• TASK OBJECTIVE: Copy down every line where the string "React" shows up.
──────────────────────────────
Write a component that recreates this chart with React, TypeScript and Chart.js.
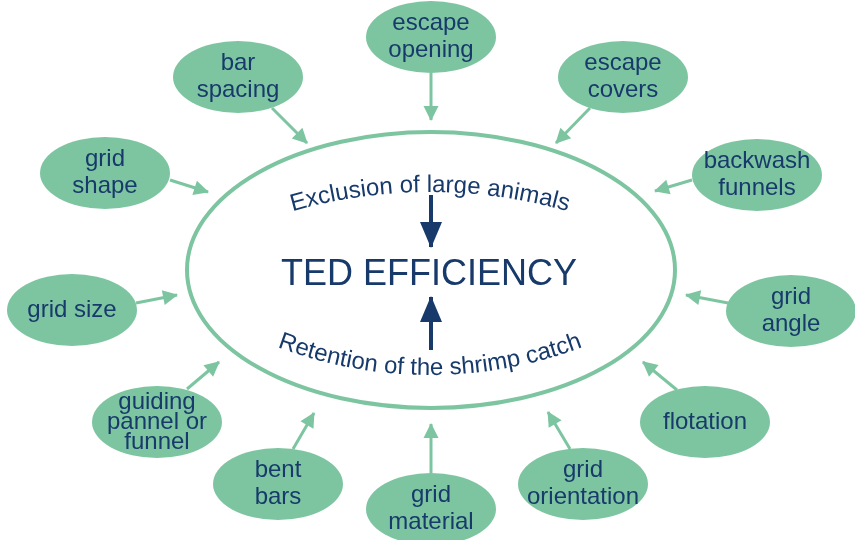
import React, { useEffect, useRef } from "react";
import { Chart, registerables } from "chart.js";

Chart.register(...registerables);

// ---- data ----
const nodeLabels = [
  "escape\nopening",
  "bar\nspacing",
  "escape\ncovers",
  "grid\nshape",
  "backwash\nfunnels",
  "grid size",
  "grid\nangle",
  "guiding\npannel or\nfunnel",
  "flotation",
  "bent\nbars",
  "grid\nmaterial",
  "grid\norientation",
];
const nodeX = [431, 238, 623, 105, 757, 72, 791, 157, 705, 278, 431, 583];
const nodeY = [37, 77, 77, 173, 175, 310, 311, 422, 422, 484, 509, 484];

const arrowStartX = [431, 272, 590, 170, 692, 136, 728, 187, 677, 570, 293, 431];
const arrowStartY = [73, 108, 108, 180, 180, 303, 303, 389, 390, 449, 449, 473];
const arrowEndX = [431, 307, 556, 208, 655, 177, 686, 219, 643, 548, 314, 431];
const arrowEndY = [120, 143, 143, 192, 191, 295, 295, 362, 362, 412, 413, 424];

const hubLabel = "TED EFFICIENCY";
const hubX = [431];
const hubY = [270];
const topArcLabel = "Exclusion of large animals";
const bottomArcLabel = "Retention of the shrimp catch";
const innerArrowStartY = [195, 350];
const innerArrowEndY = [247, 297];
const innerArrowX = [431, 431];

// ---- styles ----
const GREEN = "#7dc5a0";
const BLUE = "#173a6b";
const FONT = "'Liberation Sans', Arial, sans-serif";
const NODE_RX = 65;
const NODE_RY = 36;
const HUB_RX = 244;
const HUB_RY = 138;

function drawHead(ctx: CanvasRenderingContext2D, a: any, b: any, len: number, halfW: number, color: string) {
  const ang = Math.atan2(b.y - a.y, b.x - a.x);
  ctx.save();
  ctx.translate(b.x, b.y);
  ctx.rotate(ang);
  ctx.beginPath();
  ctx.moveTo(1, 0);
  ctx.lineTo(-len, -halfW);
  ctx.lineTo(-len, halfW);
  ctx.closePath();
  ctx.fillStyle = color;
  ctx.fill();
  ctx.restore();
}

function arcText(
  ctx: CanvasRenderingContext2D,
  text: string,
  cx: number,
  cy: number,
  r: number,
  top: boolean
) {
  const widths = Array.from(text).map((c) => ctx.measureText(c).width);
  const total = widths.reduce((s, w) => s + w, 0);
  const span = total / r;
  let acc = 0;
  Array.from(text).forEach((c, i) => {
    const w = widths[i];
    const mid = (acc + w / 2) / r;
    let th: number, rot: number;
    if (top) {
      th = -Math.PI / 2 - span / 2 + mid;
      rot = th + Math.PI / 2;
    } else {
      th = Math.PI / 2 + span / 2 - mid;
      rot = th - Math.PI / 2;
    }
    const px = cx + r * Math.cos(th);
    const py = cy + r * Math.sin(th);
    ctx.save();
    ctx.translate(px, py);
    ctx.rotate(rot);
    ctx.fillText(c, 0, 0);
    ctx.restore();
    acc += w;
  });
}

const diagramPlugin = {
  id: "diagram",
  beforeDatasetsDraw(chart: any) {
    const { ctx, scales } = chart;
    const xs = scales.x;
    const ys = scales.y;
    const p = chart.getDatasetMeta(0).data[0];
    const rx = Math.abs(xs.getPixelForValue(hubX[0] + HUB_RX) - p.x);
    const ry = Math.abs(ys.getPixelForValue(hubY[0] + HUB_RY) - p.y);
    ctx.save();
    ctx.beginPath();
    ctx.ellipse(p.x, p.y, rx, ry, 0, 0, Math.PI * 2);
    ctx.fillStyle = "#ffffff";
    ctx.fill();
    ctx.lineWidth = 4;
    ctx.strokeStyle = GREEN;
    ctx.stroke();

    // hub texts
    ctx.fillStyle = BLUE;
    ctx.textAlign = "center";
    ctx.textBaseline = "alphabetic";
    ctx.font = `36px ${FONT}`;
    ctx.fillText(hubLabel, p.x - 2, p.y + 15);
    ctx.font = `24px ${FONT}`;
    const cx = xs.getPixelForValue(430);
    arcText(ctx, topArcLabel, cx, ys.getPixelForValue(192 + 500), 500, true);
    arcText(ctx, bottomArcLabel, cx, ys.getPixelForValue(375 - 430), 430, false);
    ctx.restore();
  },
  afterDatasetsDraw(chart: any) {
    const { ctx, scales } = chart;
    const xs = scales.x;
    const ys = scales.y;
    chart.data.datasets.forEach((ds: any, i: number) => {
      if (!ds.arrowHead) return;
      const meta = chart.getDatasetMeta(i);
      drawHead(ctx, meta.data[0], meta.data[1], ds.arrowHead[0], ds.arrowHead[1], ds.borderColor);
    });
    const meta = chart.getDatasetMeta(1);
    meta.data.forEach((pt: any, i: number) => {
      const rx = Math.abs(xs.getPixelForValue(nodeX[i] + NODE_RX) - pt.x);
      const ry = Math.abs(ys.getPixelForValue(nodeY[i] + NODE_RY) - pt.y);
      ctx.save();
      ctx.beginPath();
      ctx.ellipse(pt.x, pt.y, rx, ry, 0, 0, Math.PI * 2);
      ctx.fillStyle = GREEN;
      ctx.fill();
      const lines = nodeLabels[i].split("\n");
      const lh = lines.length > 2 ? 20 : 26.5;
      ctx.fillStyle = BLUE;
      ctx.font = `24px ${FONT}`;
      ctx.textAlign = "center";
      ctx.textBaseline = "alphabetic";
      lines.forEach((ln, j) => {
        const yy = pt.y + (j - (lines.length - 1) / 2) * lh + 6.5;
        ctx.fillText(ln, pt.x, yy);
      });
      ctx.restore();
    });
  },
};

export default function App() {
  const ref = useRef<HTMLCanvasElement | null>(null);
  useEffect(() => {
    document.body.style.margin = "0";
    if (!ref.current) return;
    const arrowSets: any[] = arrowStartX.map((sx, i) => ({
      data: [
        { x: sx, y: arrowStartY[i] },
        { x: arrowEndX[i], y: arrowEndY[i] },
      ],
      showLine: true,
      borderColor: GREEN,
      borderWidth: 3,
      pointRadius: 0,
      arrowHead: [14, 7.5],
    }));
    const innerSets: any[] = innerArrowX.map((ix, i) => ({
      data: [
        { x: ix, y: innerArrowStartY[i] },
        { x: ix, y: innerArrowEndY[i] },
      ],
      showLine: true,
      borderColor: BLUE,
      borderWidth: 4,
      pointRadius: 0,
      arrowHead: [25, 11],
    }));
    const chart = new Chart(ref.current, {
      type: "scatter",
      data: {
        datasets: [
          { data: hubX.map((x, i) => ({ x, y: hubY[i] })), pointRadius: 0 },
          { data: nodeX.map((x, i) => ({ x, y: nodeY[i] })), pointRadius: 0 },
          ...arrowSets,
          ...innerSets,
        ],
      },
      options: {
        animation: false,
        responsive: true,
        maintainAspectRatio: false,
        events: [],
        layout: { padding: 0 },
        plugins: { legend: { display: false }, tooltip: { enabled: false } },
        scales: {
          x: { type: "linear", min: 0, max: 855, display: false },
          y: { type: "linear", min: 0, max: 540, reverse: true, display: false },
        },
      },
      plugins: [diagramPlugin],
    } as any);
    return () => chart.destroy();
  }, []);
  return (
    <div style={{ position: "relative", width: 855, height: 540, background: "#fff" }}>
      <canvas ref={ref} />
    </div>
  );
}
──────────────────────────────
• ANSWER IN FULL:
Write a component that recreates this chart with React, TypeScript and Chart.js.
import React, { useEffect, useRef } from "react";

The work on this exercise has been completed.